The Canadian Security Intelligence Service warned that the arrest of Huawei Technologies Co.’s chief financial officer in Vancouver on a U.S. extradition request would have global political ramifications, according to new documents that reveal the spy agency’s involvement in the case for the first time.
In a redacted Dec. 1, 2018 memo, CSIS said it was advised by the U.S. Federal Bureau of Investigation of plans to arrest Meng Wanzhou when she arrived on a flight to Vancouver later that day. The memo was among documents released late Thursday by the Federal Court in Ottawa after a request from Meng, who’s argued the extradition was politically motivated.
“The arrest is likely to send shockwaves around the world,” the agency said, noting that Meng was also the eldest daughter of Huawei’s billionaire founder, Ren Zhengfei. Canadian police handling the arrest recognize “the highly political nature of the arrest,” the memo said.
Meng is seeking to have a Canadian court dismiss the U.S. extradition request, arguing that her arrest was conducted unlawfully. She accuses Canadian police, border officials and the FBI of coordinating secretly to question her for hours and obtain passwords to her electronic devices before formally charging her.
The latest memo also notes that the FBI didn’t attend Meng’s arrest “in an effort to avoid perception of influence.”
In filings to the Ottawa court seeking further disclosure, Meng accuses Canada of “coordinated state misconduct,” describing the handling of her arrest as “so serious” that it constitutes one of the clearest cases of an abuse of process and justifies ending the extradition process.

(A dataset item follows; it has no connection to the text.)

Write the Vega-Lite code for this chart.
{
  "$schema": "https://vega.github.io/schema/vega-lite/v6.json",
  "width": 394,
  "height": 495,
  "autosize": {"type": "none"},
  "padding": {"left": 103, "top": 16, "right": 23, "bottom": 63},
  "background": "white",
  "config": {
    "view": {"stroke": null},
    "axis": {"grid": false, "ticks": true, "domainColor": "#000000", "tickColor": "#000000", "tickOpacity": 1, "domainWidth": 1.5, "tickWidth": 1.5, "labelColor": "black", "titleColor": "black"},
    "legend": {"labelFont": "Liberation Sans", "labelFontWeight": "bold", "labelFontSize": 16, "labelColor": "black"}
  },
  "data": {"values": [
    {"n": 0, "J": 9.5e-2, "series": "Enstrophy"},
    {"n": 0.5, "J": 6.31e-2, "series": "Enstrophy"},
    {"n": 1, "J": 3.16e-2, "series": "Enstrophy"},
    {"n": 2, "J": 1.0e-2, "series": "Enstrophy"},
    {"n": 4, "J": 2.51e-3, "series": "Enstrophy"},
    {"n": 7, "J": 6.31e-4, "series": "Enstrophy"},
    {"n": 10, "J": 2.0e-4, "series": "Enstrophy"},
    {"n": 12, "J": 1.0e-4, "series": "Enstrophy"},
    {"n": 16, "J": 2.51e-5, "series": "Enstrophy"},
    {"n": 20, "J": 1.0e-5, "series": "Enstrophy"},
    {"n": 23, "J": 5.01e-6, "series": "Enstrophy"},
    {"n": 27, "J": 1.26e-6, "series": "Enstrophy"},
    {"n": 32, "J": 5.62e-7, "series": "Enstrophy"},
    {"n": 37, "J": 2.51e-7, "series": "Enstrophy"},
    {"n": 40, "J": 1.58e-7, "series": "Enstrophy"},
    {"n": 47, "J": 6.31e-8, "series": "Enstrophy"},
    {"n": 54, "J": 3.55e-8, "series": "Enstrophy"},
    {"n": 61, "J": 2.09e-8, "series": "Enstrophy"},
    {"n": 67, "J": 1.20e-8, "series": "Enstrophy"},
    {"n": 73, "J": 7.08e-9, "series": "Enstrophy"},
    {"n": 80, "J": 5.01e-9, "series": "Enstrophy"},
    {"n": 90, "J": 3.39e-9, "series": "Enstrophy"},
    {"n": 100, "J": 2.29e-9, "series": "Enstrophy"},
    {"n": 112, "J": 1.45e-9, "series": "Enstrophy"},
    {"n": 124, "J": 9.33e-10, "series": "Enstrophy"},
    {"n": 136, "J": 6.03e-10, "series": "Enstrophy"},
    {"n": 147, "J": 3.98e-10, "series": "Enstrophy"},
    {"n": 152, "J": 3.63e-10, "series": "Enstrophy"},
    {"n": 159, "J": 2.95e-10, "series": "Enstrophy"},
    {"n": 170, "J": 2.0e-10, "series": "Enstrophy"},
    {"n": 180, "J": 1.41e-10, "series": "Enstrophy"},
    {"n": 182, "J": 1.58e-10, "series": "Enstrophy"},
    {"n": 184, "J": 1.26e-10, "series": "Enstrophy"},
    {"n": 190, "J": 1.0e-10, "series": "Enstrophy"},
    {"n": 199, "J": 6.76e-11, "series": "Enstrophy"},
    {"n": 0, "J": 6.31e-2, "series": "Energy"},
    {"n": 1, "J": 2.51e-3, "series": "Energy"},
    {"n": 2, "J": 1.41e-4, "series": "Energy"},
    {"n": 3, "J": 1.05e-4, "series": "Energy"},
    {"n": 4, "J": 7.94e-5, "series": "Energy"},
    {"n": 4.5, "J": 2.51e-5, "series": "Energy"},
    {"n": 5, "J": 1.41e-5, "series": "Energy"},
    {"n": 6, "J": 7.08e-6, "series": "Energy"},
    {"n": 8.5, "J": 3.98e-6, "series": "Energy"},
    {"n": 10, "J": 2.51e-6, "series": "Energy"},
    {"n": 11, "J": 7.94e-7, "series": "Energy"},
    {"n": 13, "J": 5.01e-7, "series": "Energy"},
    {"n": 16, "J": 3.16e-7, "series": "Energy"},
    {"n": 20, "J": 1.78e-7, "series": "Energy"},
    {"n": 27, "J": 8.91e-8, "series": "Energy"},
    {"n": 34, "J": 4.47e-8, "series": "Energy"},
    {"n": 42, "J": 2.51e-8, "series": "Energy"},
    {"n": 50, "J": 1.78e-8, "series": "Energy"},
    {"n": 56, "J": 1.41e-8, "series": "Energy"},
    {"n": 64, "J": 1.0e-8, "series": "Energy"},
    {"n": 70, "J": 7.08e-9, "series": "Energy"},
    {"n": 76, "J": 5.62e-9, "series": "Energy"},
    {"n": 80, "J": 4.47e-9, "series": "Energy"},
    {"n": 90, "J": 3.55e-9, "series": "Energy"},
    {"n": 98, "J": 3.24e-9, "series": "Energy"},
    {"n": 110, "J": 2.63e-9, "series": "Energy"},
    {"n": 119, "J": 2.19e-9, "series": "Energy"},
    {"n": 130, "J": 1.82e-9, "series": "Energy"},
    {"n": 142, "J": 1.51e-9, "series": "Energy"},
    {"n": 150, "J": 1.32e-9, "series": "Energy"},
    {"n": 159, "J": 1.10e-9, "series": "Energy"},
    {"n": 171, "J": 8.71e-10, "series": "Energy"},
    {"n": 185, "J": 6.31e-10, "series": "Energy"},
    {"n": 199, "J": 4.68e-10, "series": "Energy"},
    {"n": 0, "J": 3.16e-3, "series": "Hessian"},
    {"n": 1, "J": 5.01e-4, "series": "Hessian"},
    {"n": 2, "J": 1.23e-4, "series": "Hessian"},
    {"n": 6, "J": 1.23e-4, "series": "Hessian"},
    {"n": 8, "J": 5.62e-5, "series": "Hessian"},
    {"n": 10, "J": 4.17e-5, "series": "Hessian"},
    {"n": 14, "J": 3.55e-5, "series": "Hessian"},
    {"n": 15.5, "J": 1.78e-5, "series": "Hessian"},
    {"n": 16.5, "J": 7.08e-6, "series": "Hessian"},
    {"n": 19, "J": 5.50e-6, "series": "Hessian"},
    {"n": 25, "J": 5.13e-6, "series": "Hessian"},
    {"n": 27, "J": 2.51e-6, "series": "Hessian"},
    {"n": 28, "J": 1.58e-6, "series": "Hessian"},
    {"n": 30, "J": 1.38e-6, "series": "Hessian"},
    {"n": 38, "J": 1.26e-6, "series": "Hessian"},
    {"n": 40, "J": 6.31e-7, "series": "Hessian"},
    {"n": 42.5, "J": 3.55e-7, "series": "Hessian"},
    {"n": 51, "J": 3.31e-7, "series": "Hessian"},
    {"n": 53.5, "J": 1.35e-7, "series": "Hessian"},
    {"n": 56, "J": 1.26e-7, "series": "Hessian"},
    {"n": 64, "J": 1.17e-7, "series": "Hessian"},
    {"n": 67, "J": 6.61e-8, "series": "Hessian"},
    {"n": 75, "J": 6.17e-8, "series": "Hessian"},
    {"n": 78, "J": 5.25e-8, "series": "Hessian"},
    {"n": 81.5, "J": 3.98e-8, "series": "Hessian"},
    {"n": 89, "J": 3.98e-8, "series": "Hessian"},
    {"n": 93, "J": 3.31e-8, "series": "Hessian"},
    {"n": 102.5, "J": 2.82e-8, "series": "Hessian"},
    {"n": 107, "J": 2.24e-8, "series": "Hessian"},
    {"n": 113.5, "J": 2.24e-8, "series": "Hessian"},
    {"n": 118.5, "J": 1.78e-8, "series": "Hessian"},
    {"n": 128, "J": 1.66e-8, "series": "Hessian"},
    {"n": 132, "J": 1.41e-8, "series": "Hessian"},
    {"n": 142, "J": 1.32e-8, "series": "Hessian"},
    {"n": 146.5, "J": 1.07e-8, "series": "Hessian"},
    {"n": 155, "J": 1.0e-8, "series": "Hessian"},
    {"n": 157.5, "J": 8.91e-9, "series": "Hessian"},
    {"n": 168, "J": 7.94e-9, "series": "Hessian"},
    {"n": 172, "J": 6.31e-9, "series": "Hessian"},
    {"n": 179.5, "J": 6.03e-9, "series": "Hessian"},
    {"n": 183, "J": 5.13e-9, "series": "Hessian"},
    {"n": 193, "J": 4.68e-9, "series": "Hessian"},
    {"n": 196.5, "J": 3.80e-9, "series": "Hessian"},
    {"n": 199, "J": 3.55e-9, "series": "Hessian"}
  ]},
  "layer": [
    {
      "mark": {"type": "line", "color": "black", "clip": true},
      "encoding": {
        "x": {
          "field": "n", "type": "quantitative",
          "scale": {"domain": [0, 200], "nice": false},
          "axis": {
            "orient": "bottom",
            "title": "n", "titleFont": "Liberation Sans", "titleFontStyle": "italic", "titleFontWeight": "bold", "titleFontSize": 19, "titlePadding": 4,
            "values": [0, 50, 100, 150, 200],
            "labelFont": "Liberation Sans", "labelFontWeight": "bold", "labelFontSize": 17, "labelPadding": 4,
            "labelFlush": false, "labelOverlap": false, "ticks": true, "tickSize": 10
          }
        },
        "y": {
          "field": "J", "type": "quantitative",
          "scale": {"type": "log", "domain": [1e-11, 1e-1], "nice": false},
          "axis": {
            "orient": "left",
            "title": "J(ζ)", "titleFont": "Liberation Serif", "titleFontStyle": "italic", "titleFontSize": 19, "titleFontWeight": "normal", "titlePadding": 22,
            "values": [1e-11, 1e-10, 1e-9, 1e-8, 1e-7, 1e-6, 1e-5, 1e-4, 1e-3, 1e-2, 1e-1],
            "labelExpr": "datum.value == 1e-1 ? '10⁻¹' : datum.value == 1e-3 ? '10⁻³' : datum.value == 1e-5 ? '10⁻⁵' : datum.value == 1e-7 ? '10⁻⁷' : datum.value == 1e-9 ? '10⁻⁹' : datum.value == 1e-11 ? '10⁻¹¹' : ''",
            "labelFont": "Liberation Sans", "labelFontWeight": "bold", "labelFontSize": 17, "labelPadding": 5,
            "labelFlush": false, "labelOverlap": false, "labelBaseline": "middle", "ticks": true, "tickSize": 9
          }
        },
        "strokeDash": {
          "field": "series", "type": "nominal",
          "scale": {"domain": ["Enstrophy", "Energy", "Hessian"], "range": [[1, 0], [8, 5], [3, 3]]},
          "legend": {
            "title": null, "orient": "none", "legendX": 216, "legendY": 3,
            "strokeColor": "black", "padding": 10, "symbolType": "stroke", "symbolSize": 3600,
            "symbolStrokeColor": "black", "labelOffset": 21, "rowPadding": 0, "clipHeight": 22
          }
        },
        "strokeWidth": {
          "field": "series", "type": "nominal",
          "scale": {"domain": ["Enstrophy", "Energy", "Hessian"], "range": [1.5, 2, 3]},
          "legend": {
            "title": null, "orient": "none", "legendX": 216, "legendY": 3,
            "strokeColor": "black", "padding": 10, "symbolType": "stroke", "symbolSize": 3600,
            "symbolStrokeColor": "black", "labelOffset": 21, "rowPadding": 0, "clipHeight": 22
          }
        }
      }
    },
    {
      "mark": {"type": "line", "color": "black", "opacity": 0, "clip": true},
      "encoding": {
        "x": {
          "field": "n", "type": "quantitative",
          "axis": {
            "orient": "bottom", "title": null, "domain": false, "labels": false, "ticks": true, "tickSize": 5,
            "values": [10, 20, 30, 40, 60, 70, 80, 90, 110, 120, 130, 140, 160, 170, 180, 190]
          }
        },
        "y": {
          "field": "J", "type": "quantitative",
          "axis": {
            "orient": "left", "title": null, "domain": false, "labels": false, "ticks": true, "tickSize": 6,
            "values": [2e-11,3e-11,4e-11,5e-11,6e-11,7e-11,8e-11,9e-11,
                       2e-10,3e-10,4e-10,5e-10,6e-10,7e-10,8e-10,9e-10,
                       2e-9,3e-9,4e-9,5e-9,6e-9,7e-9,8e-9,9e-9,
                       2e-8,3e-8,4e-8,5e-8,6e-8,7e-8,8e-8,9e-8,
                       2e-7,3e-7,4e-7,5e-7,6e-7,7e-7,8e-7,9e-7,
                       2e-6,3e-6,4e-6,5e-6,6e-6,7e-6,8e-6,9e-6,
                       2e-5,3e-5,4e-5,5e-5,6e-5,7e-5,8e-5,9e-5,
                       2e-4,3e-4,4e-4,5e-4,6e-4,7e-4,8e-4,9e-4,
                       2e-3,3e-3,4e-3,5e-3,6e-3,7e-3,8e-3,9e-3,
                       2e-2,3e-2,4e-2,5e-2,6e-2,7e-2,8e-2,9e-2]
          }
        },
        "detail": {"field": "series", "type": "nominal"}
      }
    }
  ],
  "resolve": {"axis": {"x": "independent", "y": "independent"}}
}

Meng has emerged as the highest-profile target of a broader U.S. effort to contain China and its largest technology company. The U.S. seeks to try Meng on charges of defrauding banks by tricking them into conducting transactions that violated American sanctions on Iran. China has accused Canada of abetting “a political persecution” against Huawei and Meng. While the pursuit of Meng by U.S. authorities predates the current administration, U.S. President Donald Trump muddied the legal waters early on when he indicated he might try to intervene in Meng’s case to boost a China trade deal.
Relations Strained
“This planned event will be of great consequence internationally and bilaterally,” the spy agency predicted in its memo, noting an earlier U.S. extradition case involving a Chinese millionaire businessman Su Bin. When Su was arrested in a Vancouver suburb in 2014, Chinese security agents swiftly jailed a Canadian couple in China, Kevin and Julia Garratt, who became pawns in a high-stakes attempt by Beijing to prevent Canada from handing over Su.

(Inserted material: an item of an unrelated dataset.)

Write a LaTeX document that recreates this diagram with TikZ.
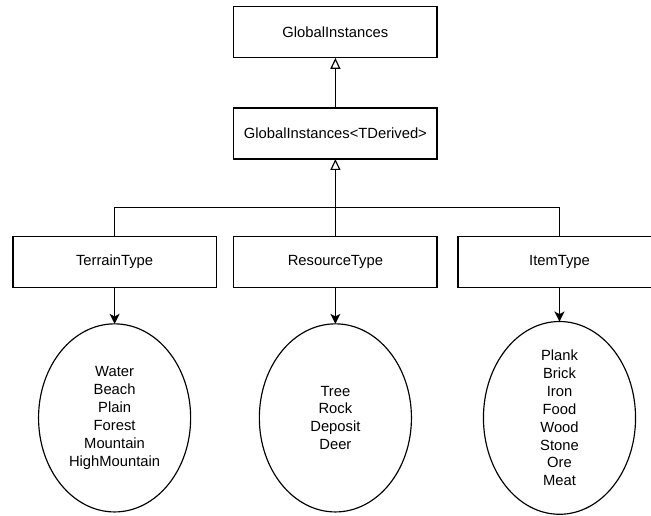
\documentclass[tikz,border=0pt]{standalone}
\usepackage{fontspec}
\setmainfont{Liberation Sans}
\usepackage{tikz}
\usetikzlibrary{arrows.meta,shapes.geometric}

\tikzset{
  classbox/.style={draw, rectangle, minimum width=6.77cm, minimum height=1.7cm,
    inner sep=0pt, outer sep=0pt},
  valueset/.style={draw, ellipse, minimum width=5.07cm, minimum height=6.27cm,
    inner sep=0pt, outer sep=0pt, align=center},
  inherit/.style={-{Triangle[open,length=10.4pt,width=9.5pt]}},
  holds/.style={-{Stealth[length=9.5pt,width=9.5pt,inset=2.5pt]}}
}

\begin{document}
\begin{tikzpicture}[line width=1.1pt, line join=miter,
  font=\fontsize{14pt}{17pt}\selectfont]

\useasboundingbox (0,0) rectangle (21.7,17.2);

% =========================================================
% Base classes
% =========================================================
\node[classbox] (global) at (11.18,16.12) {GlobalInstances};
\node[classbox] (derived) at (11.18,12.75) {GlobalInstances<TDerived>};

\draw[inherit] (derived) -- (global);

% =========================================================
% Type classes
% =========================================================
\node[classbox] (terrain) at (3.82,8.48) {TerrainType};
\node[classbox] (resource) at (11.18,8.48) {ResourceType};
\node[classbox] (item) at (18.65,8.48) {ItemType};

% Shared branch line
\coordinate (bus) at (11.18,10.27);
\draw (terrain.north) |- (bus);
\draw (item.north) |- (bus);
\draw[inherit] (resource.north) -- (derived.south);

% =========================================================
% Values
% =========================================================
\node[valueset] (terrainvals) at (3.82,3.27)
{Water\\Beach\\Plain\\Forest\\Mountain\\HighMountain};

\node[valueset] (resourcevals) at (11.18,3.27)
{Tree\\Rock\\Deposit\\Deer};

\node[valueset] (itemvals) at (18.65,3.27)
{Plank\\Brick\\Iron\\Food\\Wood\\Stone\\Ore\\Meat};

\draw[holds] (terrain) -- (terrainvals);
\draw[holds] (resource) -- (resourcevals);
\draw[holds] (item) -- (itemvals);

\end{tikzpicture}
\end{document}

Similarly, within days of Meng’s 2018 arrest, Beijing jailed two Canadians — Michael Spavor and Michael Kovrig — who’ve spent 550 days in detention and have not yet been charged. China-Canada relations are in their darkest period in decades after China also halted billions of dollars in Canadian imports and put two other Canadians on death row.
Meng is seeking an unredacted version of the memo, along with further documents that Canada is withholding on national security grounds. She plans to appoint a lawyer with security clearance to argue on her behalf in closed proceedings at the Federal Court in Ottawa.